Three days into the new millennium, several denizens of Ammanagudi Street in south-eastern Bangalore encounter a strange creature. Half man, half beast, he seems to be scurrying into the darkness of a power outage. Thus begins the intriguing tale of The Monkey-Man by K.R. Usha. Although a reader expects a magical realist or apocalyptic tale with the millennial setting and lurking beasts, the novel wends its way through the lives of the denizens—Shrinivas Moorty, Neela Mary Gopalrao, Pushpa Rani, and Sukhiya Ram. The three are invited to go live on a radio show with Bali Brums, an RJ, whose real name is Balaji Brahmendra, to discuss this odd sighting. This is the occasion of the novel and the opportunity for the author to bring several disparate characters’ lives into her narrative. The novel is less concerned with unraveling the mystery of the strange beast and becomes instead a story about the new post-liberalization India and its rising urban star, Bangalore.
Shrinivas Moorty is a college professor who is married to the beautiful and somewhat eccentric Lily. Through the narration of his life, his college days influenced by a Marxist professor, his love for his classmate Geeta, his friendship with Jairam, his passion of film, and his complicated marriage to Lily, Usha captures a history of postcolonial India. In Neela Mary Gopalrao, executive secretary to an influential man at a think tank, we glimpse the life of a woman of dual religious heritage who schemes her way into power while investing all her passions and sexual frustrations in a strange relationship with Bali Brums. Pushpa Rani is the poster child for the post-liberalization, new world economy of India. Born in poverty and raised in a one room tenement, she now works for a call center and brings financial security to her family. Sukhiya Ram is a migrant from the North, an erstwhile construction worker turned peon at Neela Mary Gopalrao’s office. Each of these stories is linked in unexpected ways besides their close encounter with the beast, and through these lives Usha captures the texture of life in the Bangalore of the last two decades.

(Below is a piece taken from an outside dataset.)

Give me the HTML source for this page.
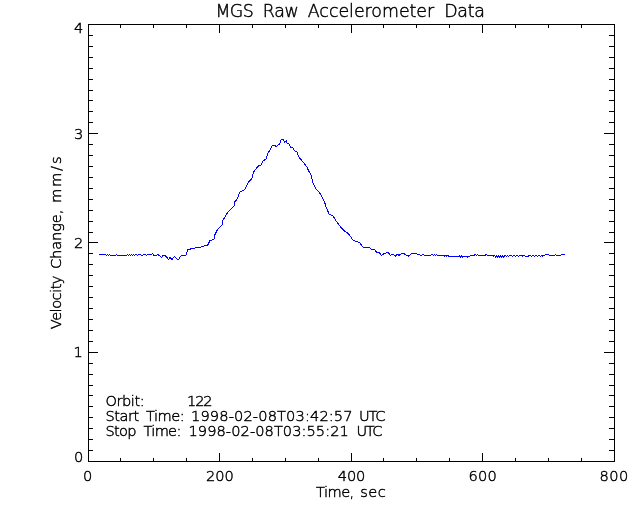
<!DOCTYPE html>
<html><head><meta charset="utf-8"><title>MGS Raw Accelerometer Data</title>
<style>
html,body{margin:0;padding:0;background:#fff;}
body{width:640px;height:512px;overflow:hidden;}
svg{display:block;}
text{font-family:"DejaVu Sans Light","DejaVu Sans","Liberation Sans",sans-serif;font-weight:200;fill:#000;stroke:#000;stroke-width:0.45px;}
</style></head><body>
<svg width="640" height="512" viewBox="0 0 640 512">
<rect x="0" y="0" width="640" height="512" fill="#fff"/>
<g shape-rendering="crispEdges">
<rect x="88" y="24" width="527" height="1" fill="#000"/>
<rect x="88" y="461" width="527" height="1" fill="#000"/>
<rect x="88" y="24" width="1" height="438" fill="#000"/>
<rect x="614" y="24" width="1" height="438" fill="#000"/>
<rect x="120" y="24" width="1" height="4" fill="#000"/>
<rect x="120" y="458" width="1" height="4" fill="#000"/>
<rect x="153" y="24" width="1" height="4" fill="#000"/>
<rect x="153" y="458" width="1" height="4" fill="#000"/>
<rect x="186" y="24" width="1" height="4" fill="#000"/>
<rect x="186" y="458" width="1" height="4" fill="#000"/>
<rect x="219" y="24" width="1" height="9" fill="#000"/>
<rect x="219" y="453" width="1" height="9" fill="#000"/>
<rect x="252" y="24" width="1" height="4" fill="#000"/>
<rect x="252" y="458" width="1" height="4" fill="#000"/>
<rect x="285" y="24" width="1" height="4" fill="#000"/>
<rect x="285" y="458" width="1" height="4" fill="#000"/>
<rect x="318" y="24" width="1" height="4" fill="#000"/>
<rect x="318" y="458" width="1" height="4" fill="#000"/>
<rect x="351" y="24" width="1" height="9" fill="#000"/>
<rect x="351" y="453" width="1" height="9" fill="#000"/>
<rect x="383" y="24" width="1" height="4" fill="#000"/>
<rect x="383" y="458" width="1" height="4" fill="#000"/>
<rect x="416" y="24" width="1" height="4" fill="#000"/>
<rect x="416" y="458" width="1" height="4" fill="#000"/>
<rect x="449" y="24" width="1" height="4" fill="#000"/>
<rect x="449" y="458" width="1" height="4" fill="#000"/>
<rect x="482" y="24" width="1" height="9" fill="#000"/>
<rect x="482" y="453" width="1" height="9" fill="#000"/>
<rect x="515" y="24" width="1" height="4" fill="#000"/>
<rect x="515" y="458" width="1" height="4" fill="#000"/>
<rect x="548" y="24" width="1" height="4" fill="#000"/>
<rect x="548" y="458" width="1" height="4" fill="#000"/>
<rect x="581" y="24" width="1" height="4" fill="#000"/>
<rect x="581" y="458" width="1" height="4" fill="#000"/>
<rect x="88" y="450" width="5" height="1" fill="#000"/>
<rect x="609" y="450" width="6" height="1" fill="#000"/>
<rect x="88" y="439" width="5" height="1" fill="#000"/>
<rect x="609" y="439" width="6" height="1" fill="#000"/>
<rect x="88" y="428" width="5" height="1" fill="#000"/>
<rect x="609" y="428" width="6" height="1" fill="#000"/>
<rect x="88" y="417" width="5" height="1" fill="#000"/>
<rect x="609" y="417" width="6" height="1" fill="#000"/>
<rect x="88" y="406" width="5" height="1" fill="#000"/>
<rect x="609" y="406" width="6" height="1" fill="#000"/>
<rect x="88" y="395" width="5" height="1" fill="#000"/>
<rect x="609" y="395" width="6" height="1" fill="#000"/>
<rect x="88" y="385" width="5" height="1" fill="#000"/>
<rect x="609" y="385" width="6" height="1" fill="#000"/>
<rect x="88" y="374" width="5" height="1" fill="#000"/>
<rect x="609" y="374" width="6" height="1" fill="#000"/>
<rect x="88" y="363" width="5" height="1" fill="#000"/>
<rect x="609" y="363" width="6" height="1" fill="#000"/>
<rect x="88" y="352" width="10" height="1" fill="#000"/>
<rect x="604" y="352" width="11" height="1" fill="#000"/>
<rect x="88" y="341" width="5" height="1" fill="#000"/>
<rect x="609" y="341" width="6" height="1" fill="#000"/>
<rect x="88" y="330" width="5" height="1" fill="#000"/>
<rect x="609" y="330" width="6" height="1" fill="#000"/>
<rect x="88" y="319" width="5" height="1" fill="#000"/>
<rect x="609" y="319" width="6" height="1" fill="#000"/>
<rect x="88" y="308" width="5" height="1" fill="#000"/>
<rect x="609" y="308" width="6" height="1" fill="#000"/>
<rect x="88" y="297" width="5" height="1" fill="#000"/>
<rect x="609" y="297" width="6" height="1" fill="#000"/>
<rect x="88" y="286" width="5" height="1" fill="#000"/>
<rect x="609" y="286" width="6" height="1" fill="#000"/>
<rect x="88" y="275" width="5" height="1" fill="#000"/>
<rect x="609" y="275" width="6" height="1" fill="#000"/>
<rect x="88" y="264" width="5" height="1" fill="#000"/>
<rect x="609" y="264" width="6" height="1" fill="#000"/>
<rect x="88" y="253" width="5" height="1" fill="#000"/>
<rect x="609" y="253" width="6" height="1" fill="#000"/>
<rect x="88" y="242" width="10" height="1" fill="#000"/>
<rect x="604" y="242" width="11" height="1" fill="#000"/>
<rect x="88" y="232" width="5" height="1" fill="#000"/>
<rect x="609" y="232" width="6" height="1" fill="#000"/>
<rect x="88" y="221" width="5" height="1" fill="#000"/>
<rect x="609" y="221" width="6" height="1" fill="#000"/>
<rect x="88" y="210" width="5" height="1" fill="#000"/>
<rect x="609" y="210" width="6" height="1" fill="#000"/>
<rect x="88" y="199" width="5" height="1" fill="#000"/>
<rect x="609" y="199" width="6" height="1" fill="#000"/>
<rect x="88" y="188" width="5" height="1" fill="#000"/>
<rect x="609" y="188" width="6" height="1" fill="#000"/>
<rect x="88" y="177" width="5" height="1" fill="#000"/>
<rect x="609" y="177" width="6" height="1" fill="#000"/>
<rect x="88" y="166" width="5" height="1" fill="#000"/>
<rect x="609" y="166" width="6" height="1" fill="#000"/>
<rect x="88" y="155" width="5" height="1" fill="#000"/>
<rect x="609" y="155" width="6" height="1" fill="#000"/>
<rect x="88" y="144" width="5" height="1" fill="#000"/>
<rect x="609" y="144" width="6" height="1" fill="#000"/>
<rect x="88" y="133" width="10" height="1" fill="#000"/>
<rect x="604" y="133" width="11" height="1" fill="#000"/>
<rect x="88" y="122" width="5" height="1" fill="#000"/>
<rect x="609" y="122" width="6" height="1" fill="#000"/>
<rect x="88" y="111" width="5" height="1" fill="#000"/>
<rect x="609" y="111" width="6" height="1" fill="#000"/>
<rect x="88" y="100" width="5" height="1" fill="#000"/>
<rect x="609" y="100" width="6" height="1" fill="#000"/>
<rect x="88" y="90" width="5" height="1" fill="#000"/>
<rect x="609" y="90" width="6" height="1" fill="#000"/>
<rect x="88" y="79" width="5" height="1" fill="#000"/>
<rect x="609" y="79" width="6" height="1" fill="#000"/>
<rect x="88" y="68" width="5" height="1" fill="#000"/>
<rect x="609" y="68" width="6" height="1" fill="#000"/>
<rect x="88" y="57" width="5" height="1" fill="#000"/>
<rect x="609" y="57" width="6" height="1" fill="#000"/>
<rect x="88" y="46" width="5" height="1" fill="#000"/>
<rect x="609" y="46" width="6" height="1" fill="#000"/>
<rect x="88" y="35" width="5" height="1" fill="#000"/>
<rect x="609" y="35" width="6" height="1" fill="#000"/>
<polyline fill="none" stroke="#0000ff" stroke-width="1" stroke-linejoin="miter" points="99.50,255.00 100.50,254.40 102.50,254.40 103.50,254.60 105.50,254.40 106.50,255.20 107.50,254.40 108.50,255.20 109.50,254.50 110.50,255.30 115.50,255.30 116.50,254.50 117.50,255.30 126.50,255.30 127.50,254.50 128.50,255.30 129.50,254.50 130.50,255.30 131.50,254.50 132.50,255.30 133.50,254.50 134.50,255.30 135.50,254.50 136.50,254.50 137.50,255.30 138.50,254.50 140.50,254.50 141.50,255.30 142.50,255.30 143.50,254.50 145.50,254.50 146.50,255.30 147.50,254.50 151.50,254.40 152.50,253.50 153.70,255.20 156.50,255.20 158.00,254.40 161.50,257.50 163.00,255.40 165.00,255.40 168.50,259.30 170.20,257.50 172.00,259.60 174.50,256.40 177.00,259.30 178.75,259.30 181.25,255.40 186.25,255.00 187.75,249.75 192.50,248.50 200.00,247.25 207.75,245.00 210.00,240.60 214.30,239.00 214.80,235.00 217.40,229.70 222.10,224.70 222.80,220.60 227.60,212.40 234.40,205.60 234.70,202.10 237.80,198.00 239.50,192.30 244.70,189.60 248.80,181.60 251.80,178.50 253.50,172.20 258.00,166.20 261.40,164.90 262.80,161.20 266.20,158.70 267.60,153.90 272.40,145.70 274.40,145.30 276.20,146.40 279.90,143.70 281.20,139.60 283.00,139.60 284.70,142.30 286.40,140.70 286.70,143.00 288.80,143.70 290.80,147.10 292.90,147.50 294.20,150.50 297.00,151.90 299.00,157.40 303.80,162.80 307.20,167.60 308.60,171.00 311.30,175.10 312.70,182.60 316.10,188.80 320.30,193.80 324.60,202.30 326.60,208.50 329.40,214.60 332.80,215.60 335.50,220.10 339.60,225.80 345.10,231.70 347.80,233.10 351.20,237.20 352.60,239.90 356.00,241.70 359.40,242.20 362.20,246.10 363.50,247.40 369.70,247.40 371.10,249.20 374.50,249.50 376.50,252.20 379.30,252.60 381.60,255.40 384.70,253.20 388.30,252.70 390.40,255.40 392.80,254.40 395.60,256.10 397.20,254.40 399.00,255.30 401.90,253.40 404.50,254.00 408.40,256.10 411.90,253.40 416.25,253.75 421.00,255.20 423.50,254.50 424.50,255.20 430.30,255.20 431.90,254.40 433.50,255.20 434.50,254.40 435.50,255.20 436.50,254.50 437.50,255.20 442.80,255.20 444.50,256.00 445.50,255.20 446.50,256.00 447.50,255.20 448.50,256.00 450.60,256.90 452.50,256.10 453.50,256.90 458.40,256.90 459.50,256.10 460.50,256.90 461.50,256.10 462.50,256.90 463.50,256.10 466.50,256.10 467.50,256.90 468.50,256.10 469.40,256.40 471.00,255.30 474.00,255.30 475.60,254.40 476.50,255.20 477.50,254.40 478.75,255.30 485.00,255.30 486.25,254.60 488.00,255.30 489.50,255.30 491.00,255.90 492.50,255.30 493.50,256.10 494.50,255.50 495.50,256.90 496.50,256.10 497.50,256.90 498.50,256.10 499.50,256.90 500.50,256.10 501.50,256.90 502.50,256.10 503.50,256.90 505.00,255.60 506.50,256.20 507.50,255.40 508.50,256.20 509.50,255.40 511.50,255.40 512.50,256.20 513.50,255.40 515.50,256.20 516.50,255.40 518.50,256.20 519.50,255.40 521.50,255.40 522.50,256.00 523.75,255.40 525.00,256.10 526.00,256.90 527.50,256.10 528.50,256.10 529.50,255.40 531.50,256.20 532.50,255.40 534.50,256.20 535.50,255.40 537.50,256.20 538.50,255.40 540.50,256.20 541.50,255.40 542.50,256.00 544.50,255.30 547.20,254.40 548.50,254.40 549.50,255.20 554.50,255.20 555.50,254.50 556.50,255.20 560.50,255.20 562.00,254.40 564.90,254.40"/>
</g>
<g>
<text y="17" font-size="17.4"><tspan x="215.40" textLength="38.40" lengthAdjust="spacing">MGS</tspan> <tspan x="262.70" textLength="36.10" lengthAdjust="spacing">Raw</tspan> <tspan x="307.80" textLength="126.40" lengthAdjust="spacing">Accelerometer</tspan> <tspan x="444.20" textLength="40.60" lengthAdjust="spacing">Data</tspan></text>
<text y="481" font-size="14.6"><tspan x="83.00">0</tspan></text>
<text y="481" font-size="14.6"><tspan x="205.88" textLength="27.92" lengthAdjust="spacing">200</tspan></text>
<text y="481" font-size="14.6"><tspan x="337.76" textLength="27.62" lengthAdjust="spacing">400</tspan></text>
<text y="481" font-size="14.6"><tspan x="468.50" textLength="28.30" lengthAdjust="spacing">600</tspan></text>
<text y="481" font-size="14.6"><tspan x="599.50" textLength="28.84" lengthAdjust="spacing">800</tspan></text>
<text y="32.7" font-size="14.6"><tspan x="74.00">4</tspan></text>
<text y="139" font-size="14.6"><tspan x="74.00">3</tspan></text>
<text y="248" font-size="14.6"><tspan x="74.00">2</tspan></text>
<text y="357" font-size="14.6"><tspan x="73.40">1</tspan></text>
<text y="462" font-size="14.6"><tspan x="74.00">0</tspan></text>
<text y="496.6" font-size="14.6"><tspan x="316.05" textLength="38.21" lengthAdjust="spacing">Time,</tspan> <tspan x="360.25" textLength="25.50" lengthAdjust="spacing">sec</tspan></text>
<text y="405.5" font-size="14.6"><tspan x="105.50" textLength="39.10" lengthAdjust="spacing">Orbit:</tspan> <tspan x="187.00" textLength="25.55" lengthAdjust="spacing">122</tspan></text>
<text y="420.5" font-size="14.6"><tspan x="105.50" textLength="33.75" lengthAdjust="spacing">Start</tspan> <tspan x="146.05" textLength="38.55" lengthAdjust="spacing">Time:</tspan> <tspan x="191.00" textLength="161.55" lengthAdjust="spacing">1998-02-08T03:42:57</tspan> <tspan x="359.00" textLength="26.50" lengthAdjust="spacing">UTC</tspan></text>
<text y="435.5" font-size="14.6"><tspan x="105.50" textLength="31.00" lengthAdjust="spacing">Stop</tspan> <tspan x="143.55" textLength="37.75" lengthAdjust="spacing">Time:</tspan> <tspan x="188.50" textLength="160.30" lengthAdjust="spacing">1998-02-08T03:55:21</tspan> <tspan x="356.50" textLength="26.00" lengthAdjust="spacing">UTC</tspan></text>
<text transform="translate(61.4,242.5) rotate(-90)" font-size="14.6"><tspan x="-86.70" textLength="53.70" lengthAdjust="spacing">Velocity</tspan> <tspan x="-26.50" textLength="59.30" lengthAdjust="spacing">Change,</tspan> <tspan x="39.50" textLength="46.50" lengthAdjust="spacing">mm/s</tspan></text>
</g>
</svg>
</body></html>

While Salman Rushdie and Vikram Chandra have mapped Bombay in Indian English literature and Amitav Ghosh has captured the many lives of Calcutta in postcolonial India, other cities have remained somewhat obscure. Now Usha puts Bangalore on the map—this is a loving yet humorous tribute to the city, its renaissance, its inhabitants, its blend of global and parochial, high tech and low tech, sacred and profane, the extraordinary and the mundane. This is a novel to be savored slowly like a hot cup of coffee on a cool Bangalore morning. And that strange hairy beast? Well, he shows up periodically—is he a symbol for something? Or is there another explanation for his sighting? That’s for each reader to discover.
Book Description: 3 January 2000. It is the start of the new millennium. On Ammanagudi Street in Bangalore, a strange creature is spotted. As the beast seizes the imagination of the city, the first people to sight it—Shrinivas Moorty, a teacher in a local college, Pushpa Rani, who works in a call centre, Neela Mary Gopalrao, secretary to an influential man, and Sukhiya Ram, her office boy—are invited to talk about it on Bali Brums’s hugely popular radio show. What was it that they saw? A bat? A malevolent avatar? A sign of the displeasure of the gods? The grotesque mascot of a city that is growing too fast and crumbling too soon? Or merely a monkey that has lost its way?